1. The evidence here as to the defendant's possession of non-tax-paid liquor, although circumstantial, was sufficient to exclude every reasonable hypothesis save that of the guilt of the accused. It is not necessary, even in criminal cases, to exclude every conjecture. coming within the bounds of remote possibility, but only to exclude reasonable hypotheses and reasonable inferences.
2. The court did not err in permitting the arresting officer to testify that he raided the defendant's premises as the result of a report received by him without, at the same time, compelling the officer to state by whom the report was made.

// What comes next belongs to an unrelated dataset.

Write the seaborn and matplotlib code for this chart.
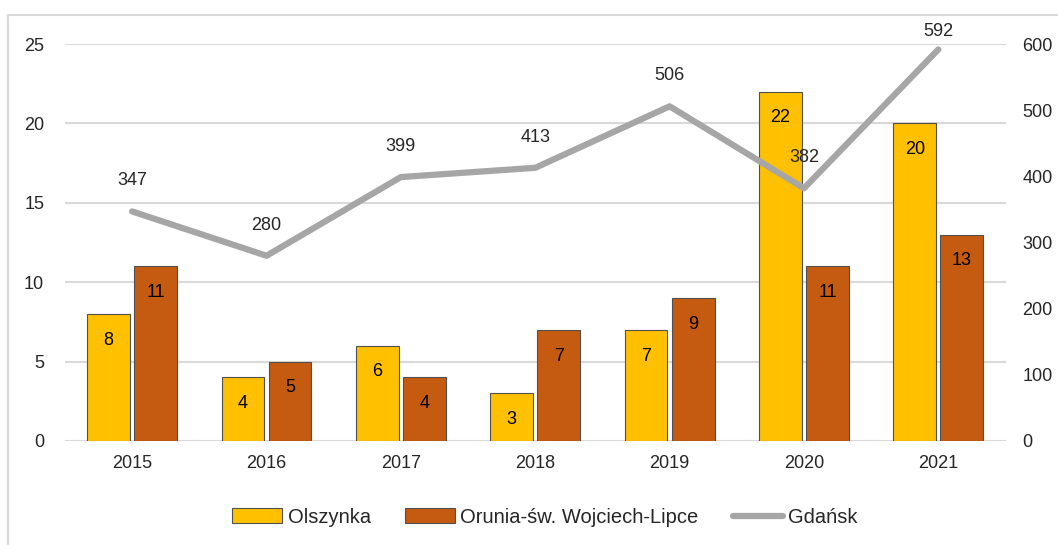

Lucky Harris was indicted and convicted in the Superior Court of Walton County for possessing illegal liquor. The evidence, which was entirely circumstantial, was to the effect: that the defendant with his family occupied a house and yard which was enclosed by a fence; that the nearest house was one occupied by his father and brother, which was up the road about 100 yards across a hog lot; that the nearest houses up the road were a quarter of a mile away; that tradesmen generally had a right to use this road as far as a gate through which it passed, directly behind the defendant's house, into a pasture; that there was no other general access to the pasture; that three pastures cornered at this location, and in the corner just over the fence and about 95 steps from the defendant's house were bales of hay, which the defendant had helped to stack and place there about two days previously; that, as the officers entered the premises, the defendant was standing by one of the bales of hay; than when he saw the officers he began to carry the hay to feed the owner's cows in the next pasture; that the officers went to where the defendant had been standing and found several pint bottles, a half-gallon jug full of non-tax-paid liquor, and another about, half full, together with a funnel with a fresh smell of whisky, all buried in the hay. Within the house they found four or five empty half-gallon fruit jars containing what was described as a fresh smell of white liquor, and some tumblers with the same odor containing a drop or two of whisky. There was also testimony that, at a period within two years of the present raid, officers had found a half-gallon jar of illegal whisky at the edge of the defendant's yard in front of his house, on the side leading to his father's house. Neither of these caches appears to have been actually within the fenced-in portion of the defendant's yard, although closely adjacent thereto.
From a verdict of guilty the defendant filed a motion for new trial on the general grounds, which was later amended by adding one special ground, and the overruling of this motion is assigned as error.
(After stating the foregoing facts.) 1. As was pointed out in Corbin v. State, 84 Ga. App. 763 (1) (67 S. E. 2d, 478), and citations, a conviction for the possession of illegal liquor resting entirely upon circumstantial evidence will not be upheld where it appears that the liquor, even though upon the premises of the defendant, is so located that others than the defendant might equally have had access thereto without the defendant's knowledge, as such evidence does not exclude every reasonable hypothesis save that of the guilt of the accused. In this case, although the liquor was not located within the fenced-in part of the premises where the defendant lived, it was very close thereto and in a part of the pasture where it appeared that the defendant customarily worked, and to which others did not have such access. To get to the hay a person would have had to pass the defendant's house and unlatch the gate and step into the pasture to the point where the defendant had helped to pile the hay, only two days previously, which he had been using since then to feed the cows.
The previous occasion on which liquor was found just outside the defendant's yard, but next to the road and between his house and another, would not be sufficient upon which to base a conviction, but the cache found in the hay, together with the proof that the defendant had recently had liquor in fruit jars and tumblers in his house, and his conduct upon the first approach of the officer, were sufficient to authorize a jury to find that the defendant had in his possession and control a quantity of non-tax-paid liquor, and was guilty of the offense charged.
2. Error is assigned on the ruling allowing the sheriff to testify that he raided the defendant's premises as a result of a report received by him, but not requiring him to name at the same time the identity of the informant. This ruling was not improper. See Thomas v. State, 85 Ga. App. 868 (70 S. E. 2d, 131).
The trial court did not err in denying the motion for new trial as amended.
Judgment affirmed. Gardner, P. J., and Carlisle, J., concur.
D. M. Pollock, Solicitor-General, contra.
Orrin Roberts, for plaintiff in error.
DECIDED JULY 14, 1952 -- REHEARING DENIED JULY 28, 1952.